Prayas punched some more keys in the calculator and found out that the project would only need to sell the surplus power in the market for an average price of ₹1.81 a kWhr to stay viable. This price seems easy to get because the market prices have consistently been much higher. For instance, last month, in the ‘real time market’ in the power exchange IEX, the average monthly ‘market clearing’ price was ₹2.49 a kWhr.

Market reforms will help

Recent developments in the power market are veritably supportive of renewables. Until June, a power generator could only estimate its surplus for the next day (for 15-minute periods) and put in sell bids on the exchange. But in June, the two exchanges of the country, IEX and PXIL, introduced ‘real time market’, or RTM. Power sellers and buyers can bid for making or taking delivery after one hour.

So, if a wind farm experiences a sudden gush of wind, it now has the RTM facility to sell the surplus energy.

Well, even today, a wind plant is allowed to make intra-day revisions in its committed schedule 16 times (solar, eight times), but the RTM is another good alternative.

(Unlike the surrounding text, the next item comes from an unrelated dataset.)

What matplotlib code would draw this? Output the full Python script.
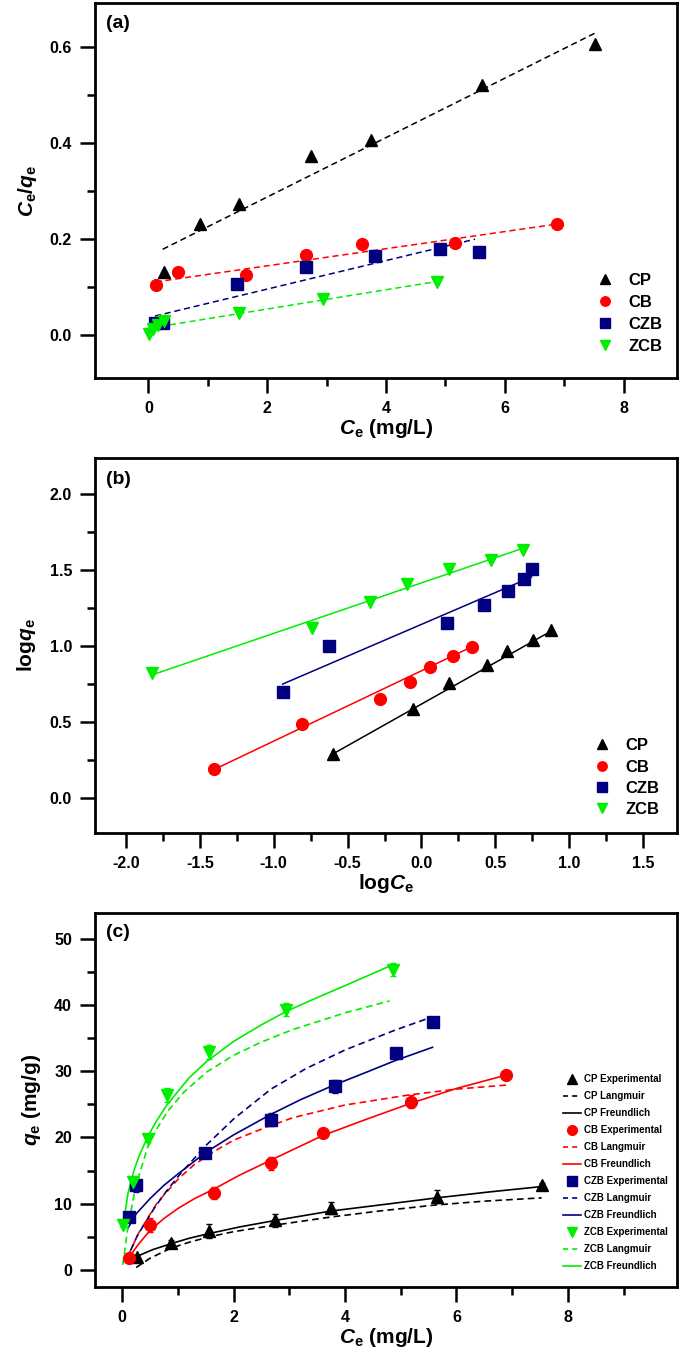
import matplotlib
matplotlib.use('Agg')
import matplotlib.pyplot as plt
from matplotlib.lines import Line2D
from matplotlib.ticker import MultipleLocator, FormatStrFormatter

plt.rcParams['font.family'] = ['Liberation Sans', 'DejaVu Sans']
plt.rcParams['font.weight'] = 'bold'
plt.rcParams['mathtext.fontset'] = 'custom'
plt.rcParams['mathtext.rm'] = 'Liberation Sans:bold'
plt.rcParams['mathtext.it'] = 'Liberation Sans:bold:italic'
plt.rcParams['mathtext.bf'] = 'Liberation Sans:bold'

names = ['CP', 'CB', 'CZB', 'ZCB']
colors = {'CP': '#000000', 'CB': '#ff0000', 'CZB': '#000080', 'ZCB': '#00ee00'}
markers = {'CP': '^', 'CB': 'o', 'CZB': 's', 'ZCB': 'v'}

# ---- (a) Langmuir linear plot: Ce/qe vs Ce
a_x = {
    'CP': [0.26, 0.87, 1.53, 2.74, 3.74, 5.61, 7.52],
    'CB': [0.13, 0.49, 1.65, 2.66, 3.59, 5.17, 6.88],
    'CZB': [0.11, 0.24, 1.49, 2.66, 3.81, 4.91, 5.57],
    'ZCB': [0.01, 0.07, 0.16, 0.27, 1.53, 2.94, 4.86],
}
a_y = {
    'CP': [0.130, 0.230, 0.272, 0.372, 0.406, 0.520, 0.605],
    'CB': [0.104, 0.130, 0.125, 0.167, 0.189, 0.191, 0.230],
    'CZB': [0.024, 0.025, 0.105, 0.142, 0.164, 0.178, 0.172],
    'ZCB': [0.001, 0.011, 0.021, 0.028, 0.046, 0.074, 0.110],
}
a_fit_x = {'CP': [0.24, 7.52], 'CB': [0.12, 6.91], 'CZB': [0.11, 5.50], 'ZCB': [0.03, 4.86]}
a_fit_y = {'CP': [0.178, 0.628], 'CB': [0.110, 0.231], 'CZB': [0.039, 0.199], 'ZCB': [0.014, 0.111]}

# ---- (b) Freundlich linear plot: log qe vs log Ce
b_x = {
    'CP': [-0.599, -0.060, 0.186, 0.441, 0.577, 0.755, 0.879],
    'CB': [-1.407, -0.812, -0.279, -0.078, 0.056, 0.216, 0.340],
    'CZB': [-0.940, -0.628, 0.171, 0.423, 0.583, 0.692, 0.746],
    'ZCB': [-1.825, -0.741, -0.350, -0.098, 0.189, 0.470, 0.689],
}
b_y = {
    'CP': [0.293, 0.587, 0.756, 0.876, 0.968, 1.040, 1.106],
    'CB': [0.193, 0.490, 0.650, 0.767, 0.865, 0.938, 0.997],
    'CZB': [0.695, 1.000, 1.155, 1.270, 1.365, 1.440, 1.510],
    'ZCB': [0.820, 1.120, 1.290, 1.410, 1.505, 1.570, 1.630],
}
b_fit_x = {'CP': [-0.60, 0.88], 'CB': [-1.41, 0.34], 'CZB': [-0.94, 0.746], 'ZCB': [-1.825, 0.69]}
b_fit_y = {'CP': [0.290, 1.100], 'CB': [0.185, 0.995], 'CZB': [0.750, 1.455], 'ZCB': [0.810, 1.645]}

# ---- (c) isotherms: qe vs Ce
c_x = {
    'CP': [0.27, 0.88, 1.55, 2.75, 3.74, 5.65, 7.53],
    'CB': [0.125, 0.49, 1.65, 2.67, 3.60, 5.18, 6.89],
    'CZB': [0.125, 0.25, 1.49, 2.67, 3.82, 4.92, 5.57],
    'ZCB': [0.016, 0.20, 0.455, 0.80, 1.55, 2.94, 4.86],
}
c_y = {
    'CP': [2.0, 4.1, 5.9, 7.5, 9.35, 11.05, 12.8],
    'CB': [1.9, 6.8, 11.7, 16.1, 20.7, 25.4, 29.5],
    'CZB': [7.95, 12.8, 17.7, 22.7, 27.7, 32.7, 37.4],
    'ZCB': [6.8, 13.3, 19.8, 26.4, 32.9, 39.3, 45.3],
}
c_err = {
    'CP': [0.3, 0.4, 1.0, 1.0, 0.9, 1.0, 0.3],
    'CB': [0.3, 1.0, 0.9, 1.0, 0.5, 1.0, 0.5],
    'CZB': [0.3, 1.0, 0.5, 1.0, 1.0, 0.5, 0.3],
    'ZCB': [0.3, 0.6, 0.5, 1.0, 1.0, 1.0, 1.0],
}
# Langmuir model curves (dashed)
lang_x = {
    'CP': [0.25, 0.5, 0.87, 1.2, 1.55, 2.0, 2.75, 3.74, 4.6, 5.6, 6.5, 7.53],
    'CB': [0.1, 0.3, 0.63, 1.0, 1.29, 1.65, 2.0, 2.6, 3.07, 4.0, 5.13, 6.0, 6.89],
    'CZB': [0.07, 0.27, 0.57, 0.8, 1.05, 1.49, 2.0, 2.67, 3.3, 4.0, 4.9, 5.57],
    'ZCB': [0.01, 0.1, 0.24, 0.45, 0.62, 0.81, 1.1, 1.52, 2.0, 2.5, 3.07, 4.0, 4.8],
}
lang_y = {
    'CP': [0.4, 1.8, 3.3, 4.2, 5.0, 5.8, 6.8, 8.0, 8.9, 9.8, 10.4, 10.9],
    'CB': [2.1, 5.7, 10.2, 13.7, 15.9, 17.9, 19.6, 21.6, 23.0, 24.9, 26.4, 27.3, 27.9],
    'CZB': [1.5, 5.2, 9.3, 12.0, 14.6, 18.7, 22.8, 27.3, 30.4, 33.2, 36.2, 38.2],
    'ZCB': [0.8, 6.5, 12.6, 18.4, 21.3, 23.9, 26.8, 29.9, 32.4, 34.4, 36.3, 38.8, 40.6],
}
# Freundlich model curves (solid)
freu_x = {
    'CP': [0.27, 0.55, 0.88, 1.2, 1.55, 2.1, 2.75, 3.74, 4.7, 5.65, 6.6, 7.53],
    'CB': [0.125, 0.3, 0.5, 0.75, 1.0, 1.3, 1.64, 2.1, 2.67, 3.6, 4.4, 5.16, 6.0, 6.89],
    'CZB': [0.1, 0.25, 0.5, 0.75, 1.0, 1.49, 2.0, 2.67, 3.2, 3.8, 4.4, 4.9, 5.57],
    'ZCB': [0.02, 0.06, 0.1, 0.2, 0.3, 0.45, 0.6, 0.8, 1.2, 1.52, 2.0, 2.5, 2.94, 3.5, 4.0, 4.87],
}
freu_y = {
    'CP': [2.1, 3.1, 4.0, 4.8, 5.5, 6.5, 7.5, 8.9, 9.9, 10.9, 11.8, 12.6],
    'CB': [2.0, 4.0, 6.0, 7.8, 9.3, 10.8, 12.2, 14.3, 16.6, 20.3, 22.8, 25.1, 27.4, 29.4],
    'CZB': [6.3, 8.5, 10.8, 12.8, 14.5, 17.7, 20.4, 23.5, 25.7, 27.9, 29.9, 31.6, 33.6],
    'ZCB': [6.0, 9.2, 11.5, 14.8, 17.2, 20.0, 22.3, 24.9, 29.0, 31.5, 34.5, 37.0, 39.0, 41.1, 42.9, 46.1],
}

fig = plt.figure(figsize=(6.85, 13.62), dpi=100)
W, H = 685.0, 1362.0


def make_axes(left, right, top, bottom):
    ax = fig.add_axes([left / W, 1 - bottom / H, (right - left) / W, (bottom - top) / H])
    for sp in ax.spines.values():
        sp.set_linewidth(2.0)
    ax.tick_params(which='major', direction='out', length=10.5, width=1.8, labelsize=11.5, pad=6)
    ax.tick_params(which='minor', direction='out', length=5.5, width=1.8)
    ax.tick_params(top=False, right=False)
    return ax


def bold_ticks(ax):
    for lab in ax.get_xticklabels() + ax.get_yticklabels():
        lab.set_fontweight('bold')


# ---------------- (a)
ax1 = make_axes(95, 677, 3.3, 378)
for n in names:
    ax1.plot(a_fit_x[n], a_fit_y[n], ls=(0, (4, 2.5)), lw=1.1, color=colors[n])
for n in names:
    ax1.plot(a_x[n], a_y[n], ls='none', marker=markers[n], ms=8.5, color=colors[n],
             mec=colors[n], label=n)
ax1.set_xlim(-0.9, 8.9)
ax1.set_ylim(-0.09, 0.69)
ax1.xaxis.set_major_locator(MultipleLocator(2))
ax1.xaxis.set_minor_locator(MultipleLocator(1))
ax1.yaxis.set_major_locator(MultipleLocator(0.2))
ax1.yaxis.set_minor_locator(MultipleLocator(0.1))
ax1.set_xlabel(r'$C_\mathrm{e}$ (mg/L)', fontsize=15, fontweight='bold', labelpad=1)
ax1.set_ylabel(r'$C_\mathrm{e}/q_\mathrm{e}$', fontsize=15, fontweight='bold', labelpad=8)
ax1.text(0.019, 0.945, '(a)', transform=ax1.transAxes, fontsize=14, fontweight='bold', va='center')
ax1.legend(loc='center left', bbox_to_anchor=(0.862, 0.172), frameon=False,
           handlelength=1.0, handletextpad=0.9, labelspacing=0.42, borderpad=0,
           borderaxespad=0, markerscale=0.8, prop={'weight': 'bold', 'size': 12})
bold_ticks(ax1)

# ---------------- (b)
ax2 = make_axes(95, 677, 457.7, 833)
for n in names:
    ax2.plot(b_fit_x[n], b_fit_y[n], ls='-', lw=1.1, color=colors[n])
for n in names:
    ax2.plot(b_x[n], b_y[n], ls='none', marker=markers[n], ms=8.5, color=colors[n],
             mec=colors[n], label=n)
ax2.set_xlim(-2.21, 1.73)
ax2.set_ylim(-0.23, 2.24)
ax2.xaxis.set_major_locator(MultipleLocator(0.5))
ax2.xaxis.set_minor_locator(MultipleLocator(0.25))
ax2.yaxis.set_major_locator(MultipleLocator(0.5))
ax2.yaxis.set_minor_locator(MultipleLocator(0.25))
ax2.xaxis.set_major_formatter(FormatStrFormatter('%.1f'))
ax2.yaxis.set_major_formatter(FormatStrFormatter('%.1f'))
ax2.set_xlabel(r'log$C_\mathrm{e}$', fontsize=15, fontweight='bold', labelpad=1)
ax2.set_ylabel(r'log$q_\mathrm{e}$', fontsize=15, fontweight='bold', labelpad=8)
ax2.text(0.019, 0.941, '(b)', transform=ax2.transAxes, fontsize=14, fontweight='bold', va='center')
ax2.legend(loc='center left', bbox_to_anchor=(0.857, 0.147), frameon=False,
           handlelength=1.0, handletextpad=0.9, labelspacing=0.38, borderpad=0,
           borderaxespad=0, markerscale=0.8, prop={'weight': 'bold', 'size': 12})
bold_ticks(ax2)

# ---------------- (c)
ax3 = make_axes(95, 677, 912.7, 1286.7)
handles = []
for n in names:
    ax3.plot(lang_x[n], lang_y[n], ls=(0, (4, 2.5)), lw=1.2, color=colors[n])
    ax3.plot(freu_x[n], freu_y[n], ls='-', lw=1.2, color=colors[n])
    ax3.errorbar(c_x[n], c_y[n], yerr=c_err[n], fmt=markers[n], ms=8.5, color=colors[n],
                 mec=colors[n], ecolor=colors[n], elinewidth=1.0, capsize=2.5, capthick=1.0)
    handles.append(Line2D([], [], ls='none', marker=markers[n], ms=7, color=colors[n],
                          label=n + ' Experimental'))
    handles.append(Line2D([], [], ls=(0, (3, 2.5)), lw=1.2, color=colors[n], label=n + ' Langmuir'))
    handles.append(Line2D([], [], ls='-', lw=1.2, color=colors[n], label=n + ' Freundlich'))
ax3.set_xlim(-0.49, 9.96)
ax3.set_ylim(-2.5, 53.9)
ax3.xaxis.set_major_locator(MultipleLocator(2))
ax3.xaxis.set_minor_locator(MultipleLocator(1))
ax3.yaxis.set_major_locator(MultipleLocator(10))
ax3.yaxis.set_minor_locator(MultipleLocator(5))
ax3.set_xlabel(r'$C_\mathrm{e}$ (mg/L)', fontsize=15, fontweight='bold', labelpad=1)
ax3.set_ylabel(r'$q_\mathrm{e}$ (mg/g)', fontsize=15, fontweight='bold', labelpad=8)
ax3.text(0.019, 0.946, '(c)', transform=ax3.transAxes, fontsize=14, fontweight='bold', va='center')
ax3.legend(handles=handles, loc='center left', bbox_to_anchor=(0.804, 0.305), frameon=False,
           handlelength=1.9, handletextpad=0.3, labelspacing=0.72, borderpad=0,
           borderaxespad=0, prop={'weight': 'bold', 'size': 7})
bold_ticks(ax3)

fig.savefig('out.png', dpi=100)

Furthermore, the Central Electricity Regulatory Commission is keen on bringing in the ‘market-based economic dispatch’ of electricity (MBED). While the full contours of MBED are yet to evolve, the idea is to push all electricity transactions, including (eventually) bilateral contracts, over to the exchanges. Basically, generators compete on their variable cost of power — the cheaper power gets bought. When renewables too come under MBED, wind and solar generators, whose variable cost is next to nothing, will easily out-bid coal.

In sum, all the developments in the energy markets — including those in the finance sector which is increasingly refusing to fund fossil fuel projects — seem to be elbowing out coal to the margins.

It is against this backdrop that the first true privatisation of the coal industry is happening. The bidders in the auctions that conclude on August 18 will have to brave several odds. That is why the results will be interesting.